Minister of Economy Saeed al Mansouri said the government was not willing to interfere in the “free economy”, and had the environment to consider.
He also said a car remains a "luxury" and not a basic necessity.
“Putting a cap for a luxury good contradicts with this [free economy] principle, and it is not a basic good, like food.
“The UAE is also committed to certain environmental standards."
But he said he would consider price controls like that seen in the rental sector.
He said that prices have fluctuated for a range of factors.
“Since 2008, there have been changes to the law, with regards to car specifications, especially in Europe and Japan, where they took into consideration security and environmental features, and this led to higher prices," he said.
Currency fluctuations also affect prices, as do other issues.
“For instance, in Saudi Arabia they import a higher amount of cars than the UAE, and this quantity plays a big role with regards to pricing," he said.
He also also said car prices have reduced since August, adding that the UAE market is very competitive "and we expect even further drops in 2018".
Prices between this region and Europe vary significantly, with tax and other factors playing a part.
For example, a Toyota Land Cruiser Prado sold in the UK starts at about Dh180,000, compared to Dh125,000 in the UAE.
However, motoring industry figures said it was difficult to compare prices between countries in the Middle East.
Bill Carter, chief systems and innovation officer at Autodata Middle East, said “to do a price comparison between the various nations is virtually impossible because each nations vehicles will have a different specification level even though the vehicles are badged the same.”
“A vehicle may be badged “gxr” in every country – that doesn’t mean they are all equal.”
Each country orders its cars to be built to a certain specification level and that level will vary between each country.
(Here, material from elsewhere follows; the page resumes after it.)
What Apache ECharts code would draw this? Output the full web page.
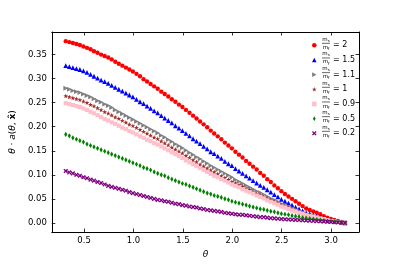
<!DOCTYPE html>
<html><head><meta charset="utf-8">
<script src="https://cdn.jsdelivr.net/npm/echarts@6/dist/echarts.min.js"></script>
<style>html,body{margin:0;padding:0;background:#fff}#c{width:399px;height:266px}</style>
</head><body><div id="c"></div>
<script>
const theta = [0.314,0.350,0.386,0.422,0.457,0.493,0.529,0.565,0.600,0.636,0.672,0.708,0.744,0.779,0.815,0.851,0.887,0.923,0.958,0.994,1.030,1.066,1.102,1.137,1.173,1.209,1.245,1.281,1.316,1.352,1.388,1.424,1.460,1.495,1.531,1.567,1.603,1.638,1.674,1.710,1.746,1.782,1.817,1.853,1.889,1.925,1.961,1.996,2.032,2.068,2.104,2.140,2.175,2.211,2.247,2.283,2.319,2.354,2.390,2.426,2.462,2.497,2.533,2.569,2.605,2.641,2.676,2.712,2.748,2.784,2.820,2.855,2.891,2.927,2.963,2.999,3.034,3.070,3.106,3.142];
const ratio2 = [0.378,0.376,0.374,0.372,0.370,0.367,0.364,0.361,0.357,0.354,0.350,0.347,0.344,0.340,0.335,0.331,0.327,0.323,0.319,0.315,0.310,0.305,0.299,0.294,0.289,0.284,0.279,0.273,0.268,0.263,0.257,0.252,0.246,0.241,0.235,0.229,0.223,0.217,0.211,0.205,0.199,0.192,0.186,0.180,0.174,0.167,0.161,0.155,0.148,0.142,0.136,0.129,0.123,0.117,0.111,0.104,0.098,0.091,0.085,0.078,0.072,0.066,0.060,0.055,0.050,0.045,0.040,0.035,0.030,0.027,0.024,0.021,0.018,0.014,0.011,0.008,0.006,0.004,0.002,0.000];
const ratio15 = [0.327,0.325,0.323,0.321,0.319,0.316,0.313,0.309,0.305,0.301,0.297,0.294,0.290,0.286,0.282,0.278,0.274,0.270,0.266,0.262,0.257,0.252,0.248,0.243,0.238,0.233,0.229,0.223,0.218,0.213,0.208,0.202,0.197,0.192,0.186,0.181,0.175,0.170,0.165,0.159,0.154,0.148,0.144,0.139,0.134,0.128,0.123,0.119,0.113,0.108,0.103,0.098,0.093,0.088,0.083,0.078,0.074,0.069,0.064,0.059,0.054,0.049,0.045,0.041,0.037,0.033,0.029,0.025,0.021,0.019,0.017,0.014,0.012,0.010,0.007,0.005,0.004,0.003,0.001,0.000];
const ratio11 = [0.280,0.278,0.275,0.273,0.271,0.268,0.265,0.262,0.258,0.254,0.251,0.247,0.244,0.240,0.235,0.231,0.227,0.223,0.219,0.215,0.211,0.207,0.203,0.199,0.195,0.191,0.187,0.182,0.178,0.173,0.169,0.164,0.160,0.156,0.151,0.146,0.142,0.137,0.133,0.128,0.124,0.119,0.115,0.111,0.107,0.103,0.099,0.095,0.090,0.086,0.082,0.078,0.074,0.070,0.066,0.063,0.059,0.055,0.051,0.048,0.044,0.040,0.037,0.034,0.031,0.028,0.025,0.022,0.019,0.017,0.015,0.013,0.011,0.009,0.007,0.005,0.004,0.003,0.001,0.000];
const ratio1 = [0.264,0.262,0.260,0.258,0.256,0.253,0.250,0.246,0.243,0.239,0.235,0.231,0.228,0.224,0.220,0.217,0.213,0.209,0.205,0.202,0.198,0.194,0.190,0.186,0.182,0.178,0.175,0.170,0.166,0.162,0.157,0.153,0.149,0.145,0.140,0.136,0.131,0.127,0.122,0.118,0.114,0.110,0.106,0.102,0.098,0.094,0.090,0.086,0.083,0.079,0.076,0.072,0.069,0.065,0.061,0.058,0.054,0.051,0.048,0.044,0.041,0.037,0.034,0.032,0.029,0.026,0.023,0.020,0.017,0.015,0.013,0.012,0.010,0.008,0.006,0.004,0.003,0.002,0.001,0.000];
const ratio09 = [0.249,0.247,0.245,0.243,0.241,0.238,0.235,0.231,0.228,0.224,0.220,0.216,0.213,0.209,0.206,0.202,0.198,0.195,0.191,0.188,0.184,0.180,0.177,0.173,0.170,0.166,0.163,0.159,0.155,0.151,0.147,0.143,0.139,0.135,0.130,0.126,0.122,0.118,0.114,0.110,0.106,0.102,0.098,0.095,0.091,0.088,0.084,0.080,0.077,0.074,0.070,0.067,0.064,0.061,0.057,0.054,0.051,0.047,0.044,0.041,0.038,0.034,0.032,0.029,0.026,0.024,0.021,0.019,0.016,0.014,0.013,0.011,0.009,0.008,0.006,0.004,0.003,0.002,0.001,0.000];
const ratio05 = [0.184,0.181,0.177,0.174,0.171,0.168,0.164,0.161,0.158,0.155,0.152,0.149,0.146,0.143,0.140,0.137,0.134,0.131,0.128,0.125,0.122,0.119,0.115,0.113,0.110,0.106,0.103,0.100,0.098,0.094,0.091,0.088,0.085,0.082,0.080,0.077,0.074,0.071,0.068,0.065,0.062,0.060,0.057,0.055,0.053,0.050,0.048,0.045,0.043,0.041,0.039,0.037,0.035,0.033,0.031,0.029,0.028,0.026,0.024,0.023,0.021,0.019,0.018,0.017,0.015,0.014,0.013,0.011,0.010,0.009,0.008,0.007,0.006,0.005,0.004,0.003,0.002,0.002,0.001,0.000];
const ratio02 = [0.108,0.105,0.103,0.100,0.098,0.095,0.093,0.090,0.088,0.085,0.083,0.080,0.077,0.075,0.073,0.071,0.069,0.067,0.064,0.062,0.060,0.058,0.056,0.054,0.052,0.050,0.048,0.047,0.045,0.044,0.042,0.040,0.039,0.037,0.036,0.034,0.033,0.032,0.030,0.029,0.027,0.026,0.025,0.024,0.023,0.021,0.020,0.019,0.018,0.017,0.017,0.016,0.015,0.014,0.013,0.012,0.012,0.011,0.010,0.0095,0.0088,0.0081,0.0076,0.0072,0.0067,0.0063,0.0059,0.0055,0.0050,0.0046,0.0042,0.0037,0.0033,0.0029,0.0024,0.0020,0.0015,0.0010,0.0005,0.0000];
const ratioLabels = ['2','1.5','1.1','1','0.9','0.5','0.2'];
const xTicks = [0.5,1.0,1.5,2.0,2.5,3.0];
const yTicks = [0.00,0.05,0.10,0.15,0.20,0.25,0.30,0.35];

const seriesValues = [ratio2, ratio15, ratio11, ratio1, ratio09, ratio05, ratio02];
const colors = ['#ff0000','#0000ff','#808080','#a52a2a','#ffc0cb','#008000','#800080'];
const symbols = ['circle','triangle','path://M-8,-9 L9,0 L-8,9 Z',
  'path://M0,-10 L2.35,-3.24 L9.51,-3.09 L3.80,1.24 L5.88,8.09 L0,4 L-5.88,8.09 L-3.80,1.24 L-9.51,-3.09 L-2.35,-3.24 Z',
  'rect','path://M0,-10 L6,0 L0,10 L-6,0 Z',
  'path://M-10,-6 L-6,-10 L0,-4 L6,-10 L10,-6 L4,0 L10,6 L6,10 L0,4 L-6,10 L-10,6 L-4,0 Z'];
const sizes = [4.4,4.8,4.8,4.8,4.2,[3.2,5.2],4.6];

const font = 'DejaVu Sans';
const names = ratioLabels.map(v => 'm_s/m_f = ' + v);

const series = seriesValues.map((vals, k) => ({
  type: 'scatter', name: names[k], xAxisIndex: 0, yAxisIndex: 0,
  data: theta.map((t, i) => [t, vals[i]]),
  symbol: symbols[k], symbolSize: sizes[k],
  itemStyle: { color: colors[k], opacity: 1 },
  emphasis: { disabled: true }, animation: false
}));

const axisCommonX = {
  type: 'value', min: 0.173, max: 3.283,
  axisLine: { show: true, onZero: false, lineStyle: { color: '#000', width: 1 } },
  axisTick: { show: true, inside: true, length: 3.5, customValues: xTicks, lineStyle: { color: '#000', width: 0.8 } },
  splitLine: { show: false }
};
const axisCommonY = {
  type: 'value', min: -0.0189, max: 0.397,
  axisLine: { show: true, onZero: false, lineStyle: { color: '#000', width: 1 } },
  axisTick: { show: true, inside: true, length: 3.5, customValues: yTicks, lineStyle: { color: '#000', width: 0.8 } },
  splitLine: { show: false }
};

const graphics = [];
const legendTop = 43.3, legendStep = 14.67, fracX = 326;
ratioLabels.forEach((v, k) => {
  const y = legendTop + k * legendStep;
  graphics.push({ type: 'text', x: fracX, y: y - 0.6, silent: true,
    style: { text: '{m|m}{s|s}', align: 'center', verticalAlign: 'bottom',
      rich: { m: { fontFamily: font, fontSize: 5.5, fill: '#000' }, s: { fontFamily: font, fontSize: 3.8, fill: '#000', padding: [3,0,0,0] } } } });
  graphics.push({ type: 'line', silent: true, shape: { x1: fracX - 4, y1: y, x2: fracX + 4, y2: y }, style: { stroke: '#000', lineWidth: 0.6 } });
  graphics.push({ type: 'text', x: fracX, y: y + 0.6, silent: true,
    style: { text: '{m|m}{s|f}', align: 'center', verticalAlign: 'top',
      rich: { m: { fontFamily: font, fontSize: 5.5, fill: '#000' }, s: { fontFamily: font, fontSize: 3.8, fill: '#000', padding: [3,0,0,0] } } } });
});

const chart = echarts.init(document.getElementById('c'), null, { renderer: 'canvas' });
chart.setOption({
  animation: false,
  backgroundColor: '#fff',
  grid: { left: 50, right: 40, top: 32, bottom: 34, containLabel: false },
  xAxis: [
    Object.assign({}, axisCommonX, { position: 'bottom',
      name: 'θ', nameLocation: 'middle', nameGap: 15,
      nameTextStyle: { fontFamily: font, fontSize: 9, fontStyle: 'italic', color: '#000' },
      axisLabel: { show: true, customValues: xTicks, margin: 4, fontFamily: font, fontSize: 8.5, color: '#000',
        formatter: v => v.toFixed(1) } }),
    Object.assign({}, axisCommonX, { position: 'top', axisLabel: { show: false } })
  ],
  yAxis: [
    Object.assign({}, axisCommonY, { position: 'left',
      name: '{i|θ} · {i|a}({i|θ}, {b|x̂})', nameLocation: 'middle', nameGap: 30, nameRotate: 90,
      nameTextStyle: { fontFamily: font, fontSize: 9, color: '#000',
        rich: { i: { fontFamily: font, fontSize: 9, fontStyle: 'italic', color: '#000' },
                b: { fontFamily: font, fontSize: 9, fontWeight: 'bold', color: '#000' } } },
      axisLabel: { show: true, customValues: yTicks, margin: 5, fontFamily: font, fontSize: 8.5, color: '#000',
        formatter: v => v.toFixed(2) } }),
    Object.assign({}, axisCommonY, { position: 'right', axisLabel: { show: false } })
  ],
  legend: {
    orient: 'vertical', left: 307, top: 35.8, itemWidth: 4.6, itemHeight: 4.6, itemGap: 5.67,
    selectedMode: false,
    textStyle: { fontFamily: font, fontSize: 8, color: '#000', lineHeight: 9, padding: [0, 0, 0, 11.5] },
    formatter: name => '= ' + name.split('= ')[1],
    data: names
  },
  graphic: graphics,
  series: series
});
</script></body></html>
And if there is more than one dealer in a country, it can vary between dealers.
Nevertheless, the issue of where vehicles are most expensive is a hot topic that always comes up.
“I’ve been here ten years and if it hasn’t come up every year then every other year. But you are not necessarily comparing apples with apples.”
He said regulating the prices will only be useful “if there was an agreement between all the dealers and all the manufacturers that specifications would be the same. And that’s never going to happen.”
According to Mr Carter, environmental regulations don’t affect the prices much. The Emirates Authority for Standardisation and Metrology has decreed that all vehicles must meet the EU “euro 4” specifications for the 2018 model year – “that means the amount of emissions from 2018 will be more in line with what happens in Europe. The UAE are bringing out more of these environmental regulations compared with the rest of the GCC. But there are moves to standardise regulations across GCC.”
“But if you make sure you are comparing like for like, the price variation is not very big,” he concluded.